Description of the task: Start at the first line of the material below and retype each line through the one containing "(orvt) at (115,133)", exactly.

Data section:
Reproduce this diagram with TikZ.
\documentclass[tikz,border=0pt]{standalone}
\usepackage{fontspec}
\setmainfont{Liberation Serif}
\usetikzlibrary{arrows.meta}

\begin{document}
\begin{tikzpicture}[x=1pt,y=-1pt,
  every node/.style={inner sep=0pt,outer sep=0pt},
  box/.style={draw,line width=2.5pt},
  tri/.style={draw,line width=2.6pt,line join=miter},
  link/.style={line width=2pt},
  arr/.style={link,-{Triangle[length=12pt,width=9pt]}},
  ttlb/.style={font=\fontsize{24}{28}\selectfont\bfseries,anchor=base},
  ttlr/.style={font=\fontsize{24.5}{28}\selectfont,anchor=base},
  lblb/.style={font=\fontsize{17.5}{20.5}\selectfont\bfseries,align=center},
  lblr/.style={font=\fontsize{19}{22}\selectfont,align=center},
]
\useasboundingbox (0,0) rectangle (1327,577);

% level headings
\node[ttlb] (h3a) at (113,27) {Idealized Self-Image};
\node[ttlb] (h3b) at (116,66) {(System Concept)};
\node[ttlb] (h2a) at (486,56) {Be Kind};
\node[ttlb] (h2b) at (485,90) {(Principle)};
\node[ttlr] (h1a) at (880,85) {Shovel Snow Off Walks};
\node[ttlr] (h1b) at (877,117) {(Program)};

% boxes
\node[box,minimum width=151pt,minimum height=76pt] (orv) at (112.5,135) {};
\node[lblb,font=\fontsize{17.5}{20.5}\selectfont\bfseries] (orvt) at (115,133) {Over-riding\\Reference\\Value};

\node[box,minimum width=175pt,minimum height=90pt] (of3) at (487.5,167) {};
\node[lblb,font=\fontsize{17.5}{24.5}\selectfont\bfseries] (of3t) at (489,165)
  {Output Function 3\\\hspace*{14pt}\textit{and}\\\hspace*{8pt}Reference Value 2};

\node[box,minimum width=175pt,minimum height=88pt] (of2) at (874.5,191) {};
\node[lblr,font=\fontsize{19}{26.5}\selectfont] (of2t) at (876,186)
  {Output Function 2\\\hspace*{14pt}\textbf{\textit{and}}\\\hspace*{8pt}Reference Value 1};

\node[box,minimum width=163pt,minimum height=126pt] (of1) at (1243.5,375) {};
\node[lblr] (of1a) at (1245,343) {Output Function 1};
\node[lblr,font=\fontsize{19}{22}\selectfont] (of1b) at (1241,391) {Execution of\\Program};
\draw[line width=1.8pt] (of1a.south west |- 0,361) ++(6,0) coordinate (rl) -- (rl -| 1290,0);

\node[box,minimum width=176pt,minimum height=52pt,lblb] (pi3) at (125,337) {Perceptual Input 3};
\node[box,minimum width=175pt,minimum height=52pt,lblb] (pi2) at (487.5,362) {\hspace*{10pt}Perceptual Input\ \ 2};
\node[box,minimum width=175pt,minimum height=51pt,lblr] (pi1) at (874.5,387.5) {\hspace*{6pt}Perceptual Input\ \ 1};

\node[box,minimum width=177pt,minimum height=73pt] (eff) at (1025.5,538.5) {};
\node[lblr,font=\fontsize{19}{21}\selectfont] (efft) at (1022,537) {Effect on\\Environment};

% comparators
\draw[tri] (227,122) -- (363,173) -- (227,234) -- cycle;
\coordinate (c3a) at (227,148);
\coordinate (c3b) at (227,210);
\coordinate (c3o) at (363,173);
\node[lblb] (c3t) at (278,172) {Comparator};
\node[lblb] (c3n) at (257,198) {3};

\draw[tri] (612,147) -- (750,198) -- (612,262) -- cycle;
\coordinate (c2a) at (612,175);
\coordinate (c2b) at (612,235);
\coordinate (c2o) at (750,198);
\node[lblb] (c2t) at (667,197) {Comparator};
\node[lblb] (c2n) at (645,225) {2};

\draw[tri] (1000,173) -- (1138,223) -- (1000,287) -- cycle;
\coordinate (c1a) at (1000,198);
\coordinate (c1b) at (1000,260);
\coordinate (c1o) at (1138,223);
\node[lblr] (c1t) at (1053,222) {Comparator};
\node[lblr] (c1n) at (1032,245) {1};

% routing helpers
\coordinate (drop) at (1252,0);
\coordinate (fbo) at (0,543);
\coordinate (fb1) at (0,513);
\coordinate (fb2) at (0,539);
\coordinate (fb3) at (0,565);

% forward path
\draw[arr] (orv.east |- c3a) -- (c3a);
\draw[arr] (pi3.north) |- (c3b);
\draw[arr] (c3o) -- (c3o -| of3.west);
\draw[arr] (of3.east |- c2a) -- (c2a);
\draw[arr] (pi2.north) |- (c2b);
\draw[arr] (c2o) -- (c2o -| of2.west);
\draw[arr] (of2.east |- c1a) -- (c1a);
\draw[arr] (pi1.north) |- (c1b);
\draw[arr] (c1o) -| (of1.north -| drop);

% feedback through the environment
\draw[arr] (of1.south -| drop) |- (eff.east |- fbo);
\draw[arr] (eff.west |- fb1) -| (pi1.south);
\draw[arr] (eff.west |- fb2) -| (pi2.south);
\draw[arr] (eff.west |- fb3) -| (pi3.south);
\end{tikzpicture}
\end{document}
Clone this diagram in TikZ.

Finished task:
Reproduce this diagram with TikZ.
\documentclass[tikz,border=0pt]{standalone}
\usepackage{fontspec}
\setmainfont{Liberation Serif}
\usetikzlibrary{arrows.meta}

\begin{document}
\begin{tikzpicture}[x=1pt,y=-1pt,
  every node/.style={inner sep=0pt,outer sep=0pt},
  box/.style={draw,line width=2.5pt},
  tri/.style={draw,line width=2.6pt,line join=miter},
  link/.style={line width=2pt},
  arr/.style={link,-{Triangle[length=12pt,width=9pt]}},
  ttlb/.style={font=\fontsize{24}{28}\selectfont\bfseries,anchor=base},
  ttlr/.style={font=\fontsize{24.5}{28}\selectfont,anchor=base},
  lblb/.style={font=\fontsize{17.5}{20.5}\selectfont\bfseries,align=center},
  lblr/.style={font=\fontsize{19}{22}\selectfont,align=center},
]
\useasboundingbox (0,0) rectangle (1327,577);

% level headings
\node[ttlb] (h3a) at (113,27) {Idealized Self-Image};
\node[ttlb] (h3b) at (116,66) {(System Concept)};
\node[ttlb] (h2a) at (486,56) {Be Kind};
\node[ttlb] (h2b) at (485,90) {(Principle)};
\node[ttlr] (h1a) at (880,85) {Shovel Snow Off Walks};
\node[ttlr] (h1b) at (877,117) {(Program)};

% boxes
\node[box,minimum width=151pt,minimum height=76pt] (orv) at (112.5,135) {};
\node[lblb,font=\fontsize{17.5}{20.5}\selectfont\bfseries] (orvt) at (115,133) {Over-riding\\Reference\\Value};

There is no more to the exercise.